500 Migrants From Africa Drowned in Mediterranean: UN

LONDON: Around 500 migrants from Africa are feared to have drowned in the southern Mediterranean, survivors have told the UN refugee agency.

UNHCR spoke to survivors of the shipwreck in the Mediterranean, the Guardian said on Wednesday.

A repurposed fishing boat with around 500 people on board left Libya, heading for Italy. The migrants comprised Somalis, Sudanese, Ethiopians and Egyptians.

The shipwreck is believed to be the deadliest migrant shipwreck in months.

The disaster reportedly happened several miles out to sea, after the smugglers tried to transfer a group of migrants from a smaller to a larger boat, survivors said.

The larger boat was already overburdened, and began to sink under the strain of extra passengers. “Due to the overcrowding, the large boat sank,” UNHCR said in a statement.

A Somali community leader in Egypt said that some of the dead appeared to have been part of Egypt’s Somali expatriate community.
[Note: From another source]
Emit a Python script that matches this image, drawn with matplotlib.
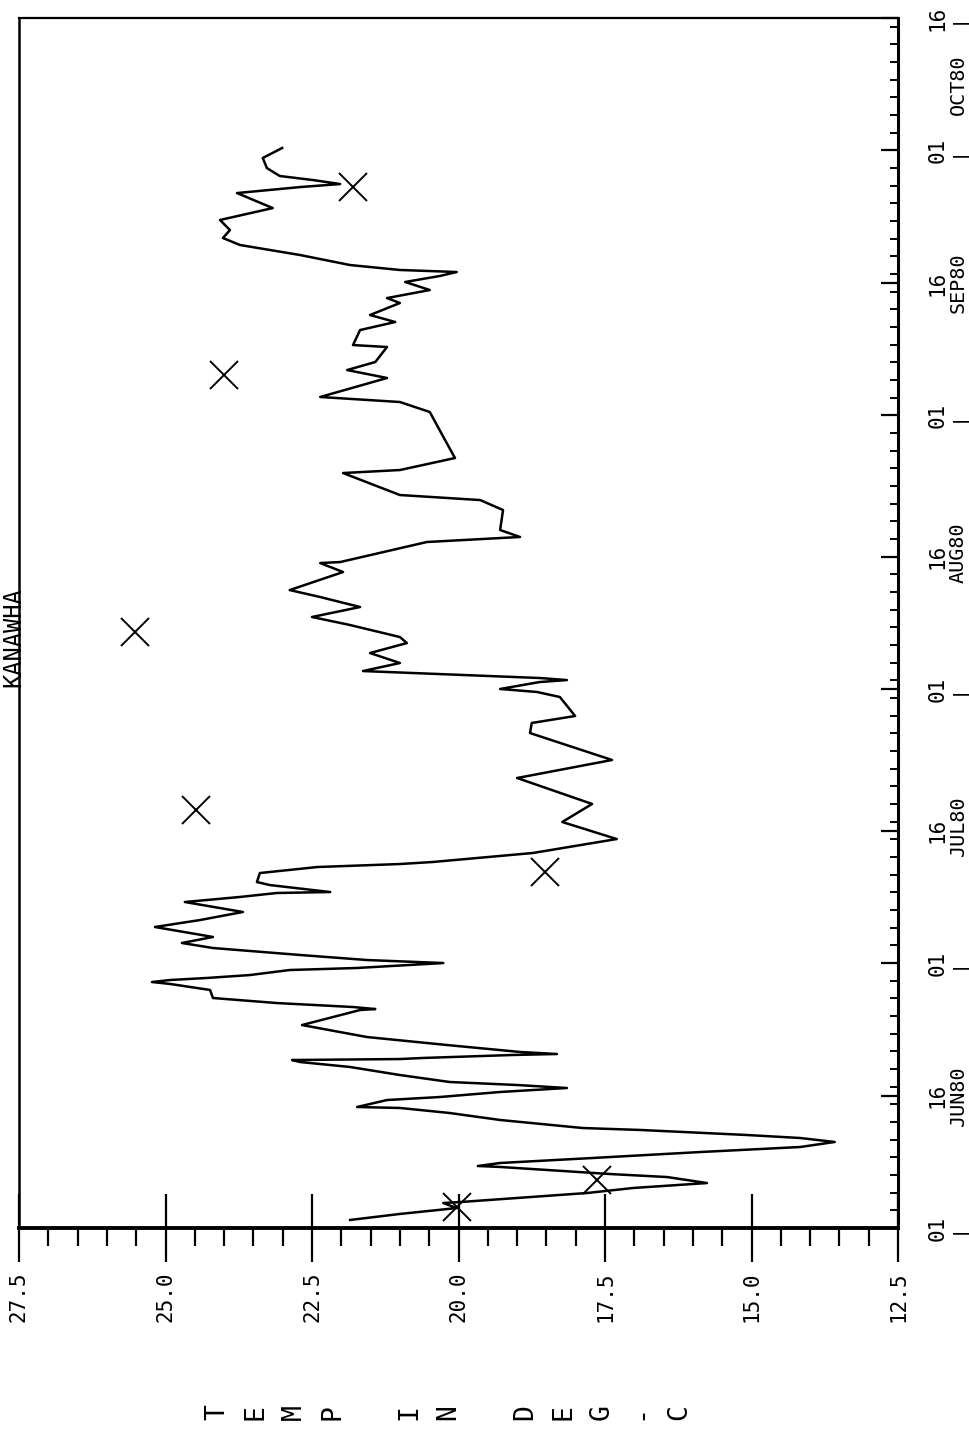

The 41 survivors included those who had yet to be transferred from the small vessel as well as a number of those who swam back to the smaller boat after the larger one began to sink.

They include people from Somalia, Sudan, Ethiopia and Egypt.

The survivors “claim to have been part of, and to have witnessed, a large shipwreck that took place in the Mediterranean Sea claiming the lives of approximately 500 people”, UNHCR said.

After the shipwreck, they were left to drift in the smaller boat, until they were spotted and rescued by a merchant ship on April 16 and taken to the Greek mainland. The date of the sinking is unclear.

More than 170,000 people reached Europe from Libya in 2014, while 150,000 tried the same route in 2015. Nearly 25,000 have already followed in their wake in 2016, roughly the same level as this time last year.

The shipwreck has prompted renewed calls from refugee advocates for western countries to provide safe and legal access to Europe.

UNHCR called on Europe to provide “increased regular pathways for admission of refugees and asylum seekers to manage the emergency in Europe.

“Additional possibilities for resettlement and humanitarian admission, family reunification, private sponsorship, and humanitarian and refugee student and work visas all serve to reduce demand for people smuggling, onward movement, and dangerous boat journeys.”